O petróleo de Peniche
Já vão quase dez anos desde a primeira visita do Mundial de surf em Peniche. Era só uma etapa itinerante, Search, chamava-lhe a marca que ainda hoje paga a festa e que nessa altura tinha reservada no calendário do campeonato uma etapa cuja localização se esperava remota, quase secreta e desconhecida da maior parte do mundo – em 2009, era Portugal.
Na preparação, abriram-se caminhos novos entre os terrenos que eram apenas de hortas, enterraram-se quilómetros de cabos para garantir a transmissão da prova, na praia instalaram-se palanques, tendas, altifalantes e barraquinhas de fast food. E as ondas apareceram, com estrondo. Fizeram-se sessões de tow-in –o surf de ondas grandes a reboque de motos de água – e as estrelas surfaram Supertubos como até então ninguém tinha feito. Nesse ano vimos o verdadeiro circo pela primeira vez.
Quase dez anos depois, a fama das ondas mudou Peniche. Os surf camps multiplicaram-se numa proporção ainda superior à das casas particulares, que se transformaram em alojamentos locais ou dos restaurantes que foram abrindo. As praias encheram-se de escolas de surf – dezenas, de Peniche e dos arredores, com mais ou menos equipamento, com maior ou menor respeito pelas regras – a construção disparou e o turismo passou a durar todo o ano. Para os da terra, não mudou assim tanto.
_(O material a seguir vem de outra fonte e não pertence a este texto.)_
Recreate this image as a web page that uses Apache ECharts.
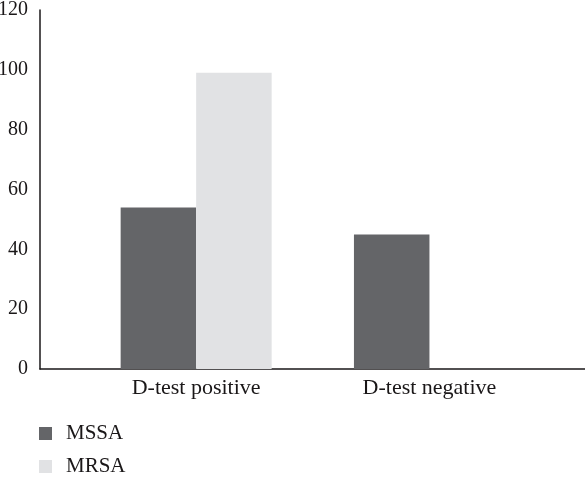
<!DOCTYPE html>
<html><head><meta charset="utf-8">
<script src="https://cdn.jsdelivr.net/npm/echarts@6/dist/echarts.min.js"></script>
<style>html,body{margin:0;padding:0;background:#fff}#c{width:585px;height:490px}</style>
</head><body><div id="c"></div>
<script>
var categories = ["D-test positive", "D-test negative"];
var seriesNames = ["MSSA", "MRSA"];
var mssaValues = [54, 45];
var mrsaValues = [99, 0];
var yTicks = [0, 20, 40, 60, 80, 100, 120];

var font = "'Liberation Serif', 'DejaVu Serif', serif";
var ink = "#1a1718";
var chart = echarts.init(document.getElementById('c'), null, {renderer: 'canvas'});
chart.setOption({
  animation: false,
  backgroundColor: '#fff',
  textStyle: {fontFamily: font, color: ink},
  grid: [
    {left: 40, right: 0, top: 10, bottom: 121, containLabel: false, outerBoundsMode: 'none'},
    {left: 79.5, width: 466.6, top: 10, bottom: 121, containLabel: false, outerBoundsMode: 'none'}
  ],
  xAxis: [
    {gridIndex: 0, type: 'category', data: [''], axisLine: {lineStyle: {color: ink, width: 1.5}},
     axisTick: {show: false}, axisLabel: {show: false}, splitLine: {show: false}},
    {gridIndex: 1, type: 'category', data: categories, axisLine: {show: false}, axisTick: {show: false},
     axisLabel: {fontFamily: font, fontSize: 22, color: ink, margin: 8}}
  ],
  yAxis: [
    {gridIndex: 0, type: 'value', min: yTicks[0], max: yTicks[yTicks.length - 1], interval: 20,
     axisLine: {show: true, lineStyle: {color: ink, width: 1.5}}, axisTick: {show: false},
     splitLine: {show: false},
     axisLabel: {fontFamily: font, fontSize: 20, color: ink, margin: 12}},
    {gridIndex: 1, type: 'value', min: yTicks[0], max: yTicks[yTicks.length - 1], interval: 20, show: false}
  ],
  legend: {
    orient: 'vertical', left: 39, top: 423, padding: 0, itemWidth: 13, itemHeight: 13, itemGap: 12,
    icon: 'rect', data: seriesNames,
    textStyle: {fontFamily: font, fontSize: 21, color: ink, padding: [0, 0, 0, 9]}
  },
  series: [
    {name: seriesNames[0], type: 'bar', xAxisIndex: 1, yAxisIndex: 1, data: mssaValues,
     barWidth: 75.5, barGap: '0%', itemStyle: {color: '#646568'}},
    {name: seriesNames[1], type: 'bar', xAxisIndex: 1, yAxisIndex: 1, data: mrsaValues,
     barWidth: 75.5, barGap: '0%', itemStyle: {color: '#e1e2e4'}}
  ]
});
</script></body></html>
As queixas são crónicas. E se umas se ouvem há bem mais de dez anos – da sujidade das ruas à ausência de serviço hospitalar de qualidade ou de oferta cultural –, outras começam a subir de tom. O aumento da insegurança, a falta de condições para acolher enchentes e a falta de alternativas ao surf estão no topo. E no horizonte já se vislumbra uma nova ameaça. Se até agora a riqueza da terra vinha do mar – fosse em forma de peixe fresco ou de ondas perfeitas nos Supertubos –, agora paira a ameaça de uma exploração de petróleo. Avançando, será como o surf – ótimo para os índices económicos e mais um problema para os da terra.